RECORDED INFORMATION:
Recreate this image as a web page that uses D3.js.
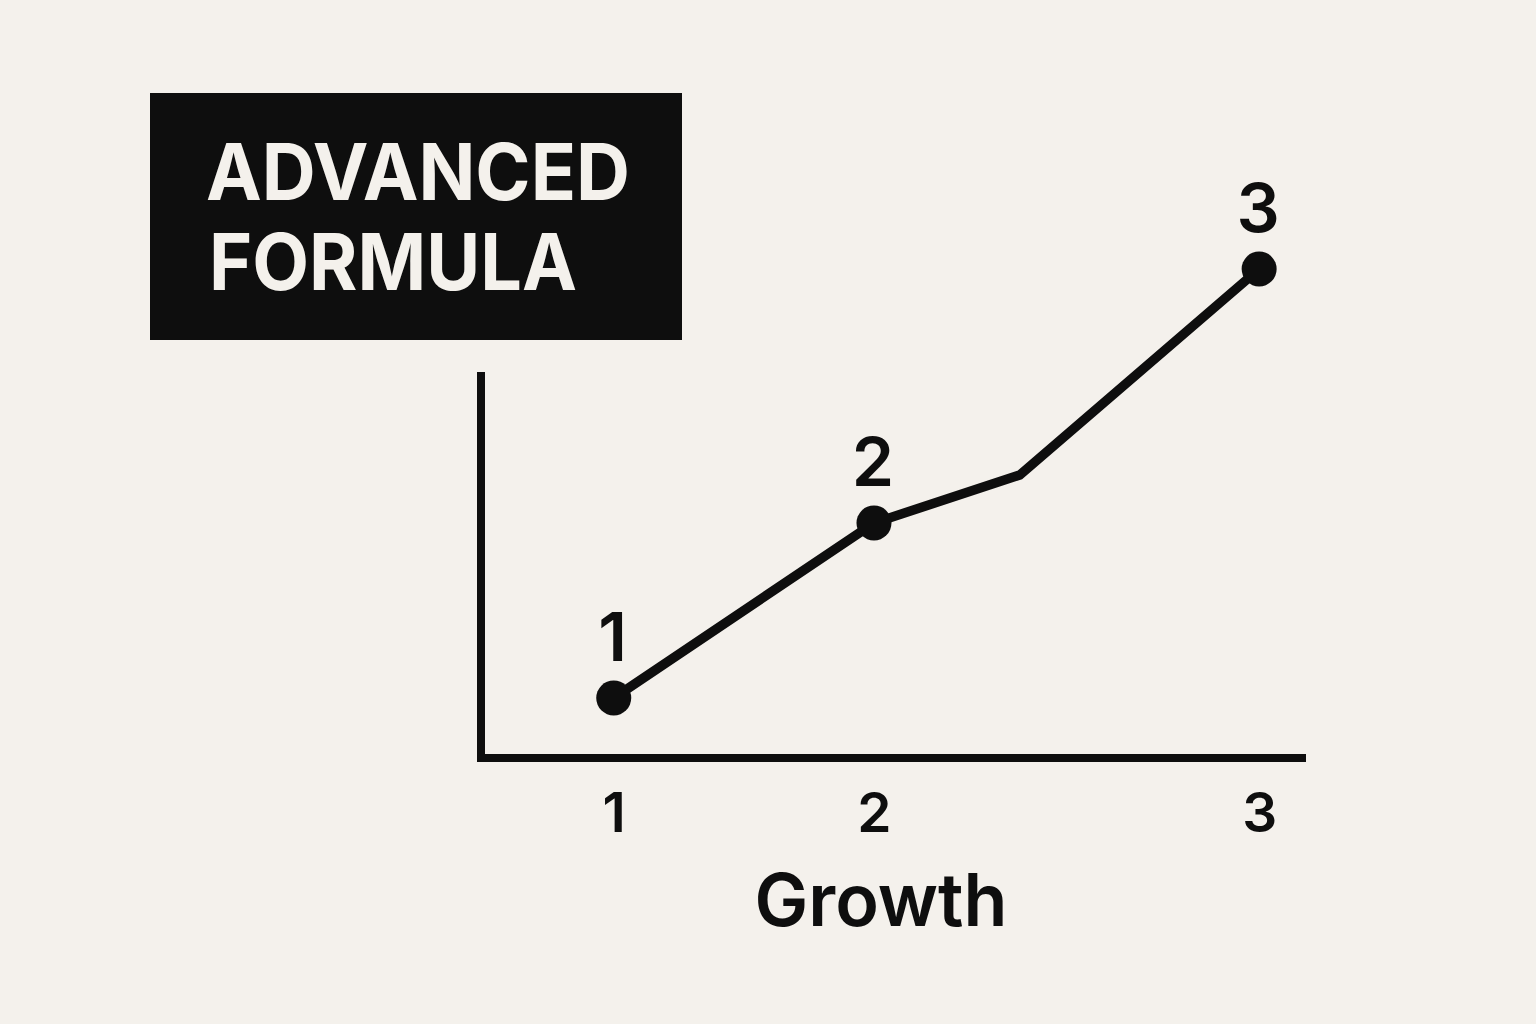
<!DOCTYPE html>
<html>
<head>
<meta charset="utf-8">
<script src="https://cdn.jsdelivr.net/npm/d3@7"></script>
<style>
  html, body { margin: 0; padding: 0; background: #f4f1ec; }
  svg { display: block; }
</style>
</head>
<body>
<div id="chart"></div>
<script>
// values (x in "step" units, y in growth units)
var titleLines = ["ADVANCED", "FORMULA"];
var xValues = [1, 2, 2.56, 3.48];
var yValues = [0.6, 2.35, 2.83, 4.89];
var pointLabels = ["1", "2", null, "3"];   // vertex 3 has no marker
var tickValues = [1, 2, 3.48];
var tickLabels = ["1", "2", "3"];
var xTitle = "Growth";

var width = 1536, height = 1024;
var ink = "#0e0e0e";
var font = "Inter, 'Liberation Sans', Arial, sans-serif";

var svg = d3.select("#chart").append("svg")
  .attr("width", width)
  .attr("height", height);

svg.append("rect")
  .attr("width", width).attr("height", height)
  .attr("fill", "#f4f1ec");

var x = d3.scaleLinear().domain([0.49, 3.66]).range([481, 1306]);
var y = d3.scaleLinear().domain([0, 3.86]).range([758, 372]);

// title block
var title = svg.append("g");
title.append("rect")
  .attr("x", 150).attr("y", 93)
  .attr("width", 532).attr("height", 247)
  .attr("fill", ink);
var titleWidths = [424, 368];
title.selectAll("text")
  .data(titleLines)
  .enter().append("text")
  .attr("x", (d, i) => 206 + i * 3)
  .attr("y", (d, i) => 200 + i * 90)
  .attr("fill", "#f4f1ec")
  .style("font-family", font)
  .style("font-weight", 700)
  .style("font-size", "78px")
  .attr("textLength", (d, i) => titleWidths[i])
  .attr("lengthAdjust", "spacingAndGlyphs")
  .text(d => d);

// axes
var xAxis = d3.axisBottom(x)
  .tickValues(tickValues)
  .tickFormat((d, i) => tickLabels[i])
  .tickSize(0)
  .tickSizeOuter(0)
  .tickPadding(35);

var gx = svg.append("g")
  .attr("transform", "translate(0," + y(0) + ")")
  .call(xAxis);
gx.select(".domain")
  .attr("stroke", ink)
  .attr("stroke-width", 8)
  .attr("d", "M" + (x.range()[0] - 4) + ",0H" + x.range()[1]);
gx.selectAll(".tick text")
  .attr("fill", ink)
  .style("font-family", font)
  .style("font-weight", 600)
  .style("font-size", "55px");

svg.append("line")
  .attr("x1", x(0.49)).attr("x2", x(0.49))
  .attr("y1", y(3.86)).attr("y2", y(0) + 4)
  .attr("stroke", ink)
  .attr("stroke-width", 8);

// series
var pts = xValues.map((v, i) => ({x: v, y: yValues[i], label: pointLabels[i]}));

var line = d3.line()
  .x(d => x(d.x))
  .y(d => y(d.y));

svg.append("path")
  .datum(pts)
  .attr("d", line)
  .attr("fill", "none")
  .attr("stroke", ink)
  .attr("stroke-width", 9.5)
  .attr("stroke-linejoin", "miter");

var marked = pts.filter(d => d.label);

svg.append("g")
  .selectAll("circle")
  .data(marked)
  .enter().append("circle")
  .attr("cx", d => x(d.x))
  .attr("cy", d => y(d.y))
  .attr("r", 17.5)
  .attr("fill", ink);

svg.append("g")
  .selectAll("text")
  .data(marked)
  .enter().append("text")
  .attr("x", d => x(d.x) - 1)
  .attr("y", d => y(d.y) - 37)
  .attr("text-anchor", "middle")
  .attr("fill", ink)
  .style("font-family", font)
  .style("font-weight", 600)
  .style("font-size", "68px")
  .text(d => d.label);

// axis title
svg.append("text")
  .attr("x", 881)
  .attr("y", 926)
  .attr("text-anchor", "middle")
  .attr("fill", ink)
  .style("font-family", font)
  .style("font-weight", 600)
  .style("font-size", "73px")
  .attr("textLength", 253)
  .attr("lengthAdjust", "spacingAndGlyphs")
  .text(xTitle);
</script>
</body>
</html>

WHAT NEEDS TO BE DONE:
Restate the whole listing above exactly, except for its images.

COMPLETED TASK:
Recreate this image as a web page that uses D3.js.
<!DOCTYPE html>
<html>
<head>
<meta charset="utf-8">
<script src="https://cdn.jsdelivr.net/npm/d3@7"></script>
<style>
  html, body { margin: 0; padding: 0; background: #f4f1ec; }
  svg { display: block; }
</style>
</head>
<body>
<div id="chart"></div>
<script>
// values (x in "step" units, y in growth units)
var titleLines = ["ADVANCED", "FORMULA"];
var xValues = [1, 2, 2.56, 3.48];
var yValues = [0.6, 2.35, 2.83, 4.89];
var pointLabels = ["1", "2", null, "3"];   // vertex 3 has no marker
var tickValues = [1, 2, 3.48];
var tickLabels = ["1", "2", "3"];
var xTitle = "Growth";

var width = 1536, height = 1024;
var ink = "#0e0e0e";
var font = "Inter, 'Liberation Sans', Arial, sans-serif";

var svg = d3.select("#chart").append("svg")
  .attr("width", width)
  .attr("height", height);

svg.append("rect")
  .attr("width", width).attr("height", height)
  .attr("fill", "#f4f1ec");

var x = d3.scaleLinear().domain([0.49, 3.66]).range([481, 1306]);
var y = d3.scaleLinear().domain([0, 3.86]).range([758, 372]);

// title block
var title = svg.append("g");
title.append("rect")
  .attr("x", 150).attr("y", 93)
  .attr("width", 532).attr("height", 247)
  .attr("fill", ink);
var titleWidths = [424, 368];
title.selectAll("text")
  .data(titleLines)
  .enter().append("text")
  .attr("x", (d, i) => 206 + i * 3)
  .attr("y", (d, i) => 200 + i * 90)
  .attr("fill", "#f4f1ec")
  .style("font-family", font)
  .style("font-weight", 700)
  .style("font-size", "78px")
  .attr("textLength", (d, i) => titleWidths[i])
  .attr("lengthAdjust", "spacingAndGlyphs")
  .text(d => d);

// axes
var xAxis = d3.axisBottom(x)
  .tickValues(tickValues)
  .tickFormat((d, i) => tickLabels[i])
  .tickSize(0)
  .tickSizeOuter(0)
  .tickPadding(35);

var gx = svg.append("g")
  .attr("transform", "translate(0," + y(0) + ")")
  .call(xAxis);
gx.select(".domain")
  .attr("stroke", ink)
  .attr("stroke-width", 8)
  .attr("d", "M" + (x.range()[0] - 4) + ",0H" + x.range()[1]);
gx.selectAll(".tick text")
  .attr("fill", ink)
  .style("font-family", font)
  .style("font-weight", 600)
  .style("font-size", "55px");

svg.append("line")
  .attr("x1", x(0.49)).attr("x2", x(0.49))
  .attr("y1", y(3.86)).attr("y2", y(0) + 4)
  .attr("stroke", ink)
  .attr("stroke-width", 8);

// series
var pts = xValues.map((v, i) => ({x: v, y: yValues[i], label: pointLabels[i]}));

var line = d3.line()
  .x(d => x(d.x))
  .y(d => y(d.y));

svg.append("path")
  .datum(pts)
  .attr("d", line)
  .attr("fill", "none")
  .attr("stroke", ink)
  .attr("stroke-width", 9.5)
  .attr("stroke-linejoin", "miter");

var marked = pts.filter(d => d.label);

svg.append("g")
  .selectAll("circle")
  .data(marked)
  .enter().append("circle")
  .attr("cx", d => x(d.x))
  .attr("cy", d => y(d.y))
  .attr("r", 17.5)
  .attr("fill", ink);

svg.append("g")
  .selectAll("text")
  .data(marked)
  .enter().append("text")
  .attr("x", d => x(d.x) - 1)
  .attr("y", d => y(d.y) - 37)
  .attr("text-anchor", "middle")
  .attr("fill", ink)
  .style("font-family", font)
  .style("font-weight", 600)
  .style("font-size", "68px")
  .text(d => d.label);

// axis title
svg.append("text")
  .attr("x", 881)
  .attr("y", 926)
  .attr("text-anchor", "middle")
  .attr("fill", ink)
  .style("font-family", font)
  .style("font-weight", 600)
  .style("font-size", "73px")
  .attr("textLength", 253)
  .attr("lengthAdjust", "spacingAndGlyphs")
  .text(xTitle);
</script>
</body>
</html>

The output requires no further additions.